SEATTLE -- Members of the LGBTQ community say they are feeling erased after proposed questions on sexual orientation and gender identity were removed from a draft of the 2020 Census this week.

The U.S. Census Bureau, which is required to submit a list of categories to be tracked on the Census three years before it is held, said the original document was submitted in error. The corrected document excluded a category that would have helped survey LGBTQ Americans.

The category also is excluded from the American Community Survey, an ongoing survey from the Census Bureau.

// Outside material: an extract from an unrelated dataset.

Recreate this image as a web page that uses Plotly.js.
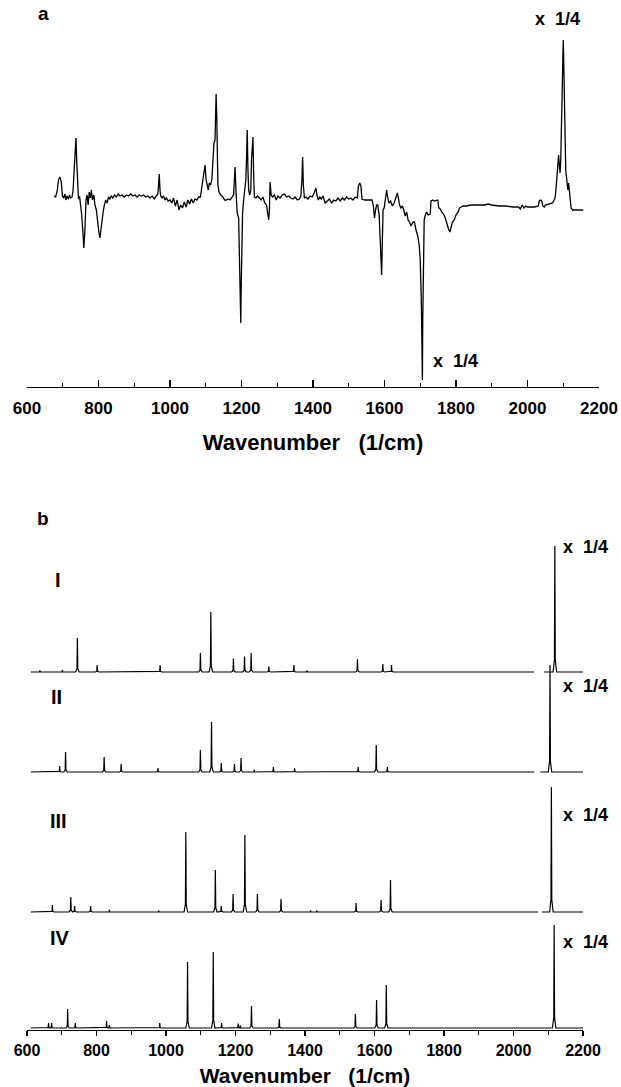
<!DOCTYPE html>
<html>
<head>
<meta charset="utf-8">
<script src="https://cdn.plot.ly/plotly-3.0.1.min.js"></script>
<style>
  html, body { margin: 0; padding: 0; background: #fff; }
  #chart { width: 621px; height: 1087px; }
</style>
</head>
<body>
<div id="chart"></div>
<script>
// ---------------- DATA ----------------
// Panel a: difference spectrum (wavenumber, signal in arbitrary units; baseline ~0)
const aWavenumber = [675,680,685,688,692,696,699,703,706,709,712,716,719,722,726,729,732,735,737,739,741,744,747,750,753,756,759,762,765,768,771,774,777,780,783,787,790,794,798,801,804,807,810,813,816,820,824,828,832,836,840,845,850,855,860,866,872,878,884,890,896,902,908,914,920,926,932,938,944,950,956,962,966,968,970,972,974,978,982,986,990,995,1000,1005,1010,1015,1020,1025,1030,1035,1040,1045,1050,1055,1060,1065,1070,1075,1080,1085,1090,1095,1098,1101,1104,1107,1110,1113,1117,1120,1123,1126,1128,1129,1131,1134,1137,1142,1148,1153,1158,1163,1168,1173,1178,1180,1182,1185,1188,1192,1195,1197,1198,1199,1201,1203,1206,1209,1212,1214,1216,1218,1220,1223,1226,1228,1230,1232,1234,1236,1240,1245,1250,1255,1260,1265,1270,1273,1276,1278,1280,1283,1287,1292,1297,1302,1308,1314,1320,1326,1332,1338,1344,1350,1356,1362,1366,1369,1371,1373,1376,1380,1386,1392,1398,1403,1406,1408,1411,1415,1419,1423,1428,1434,1440,1446,1452,1458,1464,1470,1476,1482,1488,1494,1500,1506,1512,1518,1524,1527,1531,1534,1537,1545,1555,1565,1569,1572,1575,1578,1581,1585,1588,1590,1592,1594,1596,1599,1602,1604,1606,1608,1612,1617,1622,1627,1632,1636,1639,1642,1646,1650,1654,1658,1662,1666,1670,1674,1680,1684,1688,1693,1697,1700,1703,1705,1706,1707,1709,1711,1714,1718,1722,1728,1730,1735,1740,1745,1749,1752,1756,1760,1765,1770,1775,1779,1783,1786,1790,1795,1800,1806,1810,1815,1820,1830,1840,1860,1880,1890,1900,1920,1940,1960,1975,1980,1985,1990,1995,2000,2010,2020,2030,2033,2037,2040,2043,2047,2050,2060,2070,2076,2078,2081,2083,2085,2087,2089,2091,2093,2095,2097,2099,2100,2101,2103,2105,2107,2109,2111,2113,2115,2117,2119,2122,2126,2140,2156];
const aSignal = [-1,-2,5,15,18,13,-1,-3,1,-5,-1,-4,0,-3,-2,5,25,45,57,35,10,-4,-1,-10,-20,-35,-53,-35,-5,0,-10,3,-3,5,-5,0,-10,-15,-30,-37,-43,-33,-23,-17,-11,-5,-8,-2,-4,-1,-3,0,-2,1,-1,0,-2,0,-1,1,-1,0,-2,0,-1,0,-2,-1,-3,-1,-4,-1,1,10,21,5,-1,-3,-1,-5,-3,-6,-5,-8,-3,-11,-5,-15,-10,-13,-7,-12,-5,-9,-4,-8,-4,-5,-2,-2,10,23,30,15,9,5,12,10,15,33,52,55,85,101,75,10,3,0,-2,-5,-5,-4,-5,-3,0,15,28,0,-18,-23,-65,-95,-128,-95,-55,-18,-5,5,15,35,65,25,5,0,5,35,57,58,20,-2,-3,-1,-3,-5,-2,-8,-10,-17,-25,-15,13,0,-2,0,-5,-1,-3,0,1,-2,-1,-3,-4,-2,-5,-4,-1,15,38,10,-3,-2,-4,-1,-2,2,5,7,0,-5,-2,-4,-1,-8,-6,-4,-8,-5,-6,-3,-6,-3,-5,-2,-4,-3,-5,-2,-3,9,12,9,-4,-5,-5,-5,-11,-23,-15,-10,-10,-20,-45,-70,-80,-45,-15,-13,-5,5,5,0,-8,-6,-11,-8,-3,2,-3,-10,-13,-11,-15,-21,-17,-25,-27,-31,-27,-27,-35,-41,-50,-65,-105,-145,-185,-125,-65,-25,-20,-17,-20,-19,-6,-5,-6,-5,-5,-13,-14,-17,-19,-23,-31,-34,-37,-33,-27,-25,-20,-17,-13,-12,-11,-11,-10,-10,-10,-9,-10,-11,-11,-12,-12,-14,-10,-13,-11,-12,-12,-12,-11,-6,-5,-6,-11,-12,-10,-9,-8,-4,-1,12,25,35,40,30,22,35,75,115,145,155,140,95,55,25,18,13,5,12,3,-5,-13,-15,-15,-15];

// Panel b: calculated spectra I-IV (peak positions in 1/cm, peak heights in arbitrary units)
const segI   = [611, 2059, 2088, 2205];
const peakI  = [637, 702, 745, 802, 983, 1099, 1129, 1194, 1226, 1245, 1296, 1368, 1406, 1551, 1624, 1649, 2119];
const hgtI   = [1.5, 2, 34, 7, 7, 19, 60, 13.5, 15.5, 19, 5.5, 7, 1.6, 12.7, 8, 7, 126];

const segII  = [611, 2060, 2077, 2205];
const peakII = [694, 711, 822, 871, 977, 1099, 1131, 1159, 1197, 1216, 1254, 1309, 1370, 1553, 1605, 1637, 2105];
const hgtII  = [6, 20, 15, 8, 4, 22, 50, 9, 8, 14, 2, 5, 4, 5, 27, 5, 107];

const segIII  = [611, 2071, 2082, 2200];
const peakIII = [673, 726, 737, 783, 837, 979, 1057, 1142, 1159, 1193, 1227, 1263, 1331, 1416, 1434, 1547, 1619, 1646, 2109];
const hgtIII  = [7, 15, 6, 6, 2, 1.6, 80, 42, 6, 18, 77, 18, 13, 1.6, 1.6, 9, 12, 32, 125];

const segIV  = [611, 2200];
const peakIV = [662, 671, 717, 739, 829, 837, 982, 1062, 1136, 1160, 1208, 1214, 1246, 1326, 1545, 1606, 1634, 2117];
const hgtIV  = [5, 5, 19, 5, 7, 3, 5, 66, 76, 5, 4.5, 2.5, 22, 9, 14, 28, 43, 103];

const tickVals  = [600, 800, 1000, 1200, 1400, 1600, 1800, 2000, 2200];
const tickText  = ['600', '800', '1000', '1200', '1400', '1600', '1800', '2000', '2200'];
const minorVals = [700, 900, 1100, 1300, 1500, 1700, 1900, 2100];
const axisTitle = 'Wavenumber\u00A0\u00A0\u00A0(1/cm)';
const rowLabels = ['I', 'II', 'III', 'IV'];
const scaleNote = 'x  1/4';

// ---------------- BUILD ----------------
const W = 621, H = 1087;
const FONT = 'Liberation Sans, Arial, Helvetica, sans-serif';
const fx = x => x / W;
const fy = y => 1 - y / H;

function spectrumLine(segs, pos, hts) {
  const xs = [], ys = [];
  for (let s = 0; s < segs.length; s += 2) {
    const a = segs[s], b = segs[s + 1];
    const pk = pos.map((p, i) => [p, hts[i]]).filter(d => d[0] > a && d[0] < b).sort((u, v) => u[0] - v[0]);
    xs.push(a); ys.push(0);
    pk.forEach(([p, h]) => {
      xs.push(p - 5, p - 1.2, p, p + 1.2, p + 5);
      ys.push(0, 0.1 * h, h, 0.1 * h, 0);
    });
    xs.push(b); ys.push(0);
    xs.push(null); ys.push(null);
  }
  return { xs, ys };
}

const lineStyle = { color: '#000', width: 1.2 };
const traces = [{
  x: aWavenumber, y: aSignal, type: 'scatter', mode: 'lines',
  line: { color: '#000', width: 1.3 }, xaxis: 'x', yaxis: 'y', hoverinfo: 'skip'
}];

const rows = [
  { segs: segI, pos: peakI, h: hgtI },
  { segs: segII, pos: peakII, h: hgtII },
  { segs: segIII, pos: peakIII, h: hgtIII },
  { segs: segIV, pos: peakIV, h: hgtIV }
];
rows.forEach((r, i) => {
  const s = spectrumLine(r.segs, r.pos, r.h);
  traces.push({
    x: s.xs, y: s.ys, type: 'scatter', mode: 'lines', connectgaps: false,
    line: lineStyle, xaxis: 'x2', yaxis: 'y' + (i + 2), hoverinfo: 'skip'
  });
});

// pixel geometry
const topAxisY = 387, topPlotTop = 30, topBase = 195;
const baselines = [672, 772, 912, 1028];
const rowSpan = 140;

const tickFont = { family: FONT, size: 17, color: '#000', weight: 'bold' };
const tickFontB = { family: FONT, size: 16, color: '#000', weight: 'bold' };
const titleFont = { family: FONT, size: 22, color: '#000', weight: 'bold' };
const titleFontB = { family: FONT, size: 21, color: '#000', weight: 'bold' };

const layout = {
  width: W, height: H,
  margin: { l: 0, r: 0, t: 0, b: 0 },
  paper_bgcolor: '#fff', plot_bgcolor: 'rgba(0,0,0,0)',
  showlegend: false,
  xaxis: {
    domain: [fx(27), fx(599)], range: [600, 2200], anchor: 'y',
    showline: true, linecolor: '#000', linewidth: 1.3,
    ticks: 'inside', ticklen: 7, tickwidth: 1.3, tickcolor: '#000',
    tickmode: 'array', tickvals: tickVals, ticktext: tickText, tickfont: tickFont,
    ticklabelstandoff: 5,
    minor: { tickmode: 'array', tickvals: minorVals, ticks: 'inside', ticklen: 4, tickwidth: 1.2, tickcolor: '#000', showgrid: false },
    showgrid: false, zeroline: false, fixedrange: true,
    title: { text: axisTitle, font: titleFont, standoff: 18 }
  },
  yaxis: {
    domain: [fy(topAxisY), fy(topPlotTop)],
    range: [topBase - topAxisY, topBase - topPlotTop],
    visible: false, fixedrange: true
  },
  xaxis2: {
    domain: [fx(27), fx(583)], range: [600, 2200], anchor: 'y5',
    showline: true, linecolor: '#000', linewidth: 1.3,
    ticks: 'outside', ticklen: 5, tickwidth: 1.3, tickcolor: '#000',
    tickmode: 'array', tickvals: tickVals, ticktext: tickText, tickfont: tickFontB,
    minor: { tickmode: 'array', tickvals: minorVals, ticks: 'outside', ticklen: 4, tickwidth: 1.2, tickcolor: '#000', showgrid: false },
    showgrid: false, zeroline: false, fixedrange: true,
    title: { text: axisTitle, font: titleFontB, standoff: 14 }
  },
  annotations: []
};

baselines.forEach((b, i) => {
  layout['yaxis' + (i + 2)] = {
    domain: [fy(b + 2), fy(b - rowSpan)],
    range: [-2, rowSpan],
    visible: false, fixedrange: true
  };
});

function note(text, x, y, size) {
  layout.annotations.push({
    text: text, xref: 'paper', yref: 'paper', x: fx(x), y: fy(y),
    xanchor: 'center', yanchor: 'middle', showarrow: false,
    font: { family: FONT, size: size, color: '#000', weight: 'bold' }
  });
}
note('a', 43, 13, 19);
note('b', 43, 518, 19);
note(scaleNote, 557, 19, 18);
note(scaleNote, 455, 361, 18);
const rowLabelPos = [[58, 580], [56, 697], [58, 821], [60, 938]];
rowLabels.forEach((t, i) => note(t, rowLabelPos[i][0], rowLabelPos[i][1], 20));
const notePos = [[585, 547], [585, 686], [585, 815], [585, 942]];
notePos.forEach(p => note(scaleNote, p[0], p[1], 18));

Plotly.newPlot('chart', traces, layout, { staticPlot: true, displayModeBar: false });
</script>
</body>
</html>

"Choices like this decision to not include sexual orientation and gender identity questions on the American Community Survey or the Census, it just contributes to that stigma,” said Meghan Maury, criminal and economic justice project director at the National LGBTQ Task Force. "It makes us feel invisible."

No past Census has included questions that would identify members of the LGBTQ community specifically.

A question on "relationship to householder" does give the Census the ability to track some same-sex marriages, although Maury said this only gives information on a small sliver of the community.

She said inclusion in the survey is an important blueprint for government agencies and is useful when they are distributing resources to specific communities. She said one example of many is the implementation of the Fair Housing Act and its nondiscrimination provision by the Department of Housing and Urban Development.

"It needs to know how often LGBTQ folks are likely to be trying to access HUD programs and services in order to have a better understanding of whether or not they should shift resources from one place to another,” Maury said.

She said this is not an isolated incident. According to Maury, the Department of Health and Human Services and HUD recently removed questions on sexual orientation and gender identity from some of their surveys.

The National LGBTQ Task Force, along with the Human Rights Campaign and other organizations, have submitted a Freedom of Information Act request to the Department of Commerce - where the Census Bureau is housed - to find out how the agency came to this decision. Maury also wants Congress to look into the issue.

"We're hoping that our colleagues in the Congress will take us up on that request and hold an oversight hearing soon,” she said.